Once the keys were set (depending mostly on the actor’s vocal range) and the routining established (dance arrangements, how many times through, etc.), the song was then handed over to Jonathan Tunick, the orchestrator. His task was to apportion the music among the specific instruments chosen for the orchestra to give the musical impression desired by the composer. The size and makeup of the orchestra is a group decision, influenced primarily by the composer and the producer, the composer with artistic concerns and the producer with budgetary ones. (Theaters on Broadway also have union-determined minimum numbers of players that vary with the seating capacity of the theater.) The orchestrator also has to take the dance arrangements and blend them with the songs and any underscoring to create a score that flows together as one piece. He then creates the full orchestral score on a long piece of paper with a musical staff line for each instrument, starting with the woodwinds at the top, going through the brass, percussion, and ending with the strings on the bottom. Each page of full score usually contains only four bars of music, so one song can take up to twenty pages or so, and a long dance routine can fill many more.

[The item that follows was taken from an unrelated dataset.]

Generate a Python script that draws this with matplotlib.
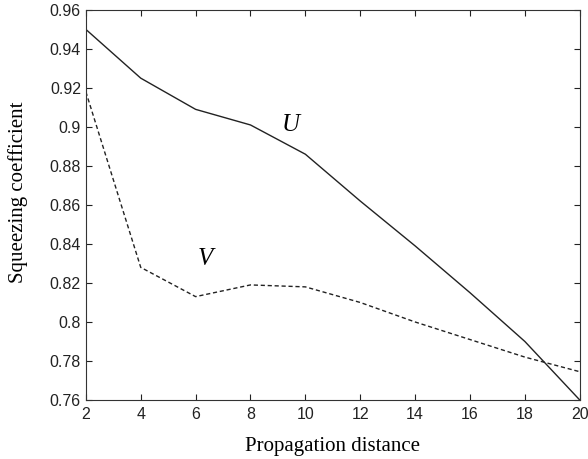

Once the score is completed, it goes to the copyist, whose next job is to extract parts for each instrument—the flute part, for example, is created by taking the line at the top of each page. When that job is finished, each player in the orchestra will have only his part, although the conductor will have the full score in front of him so he can see what everyone is playing. And this process goes for every piece of music in a show. In the case of
Follies
, there would end up being twenty-three songs and a Prologue. And, of course, every new song had to be taken through the entire process; there is no way to circumvent any of the steps if a musical is to be accompanied by an orchestra of any size. The
Follies
orchestra would have twenty-eight players. Each step takes time, a lot of effort, and money.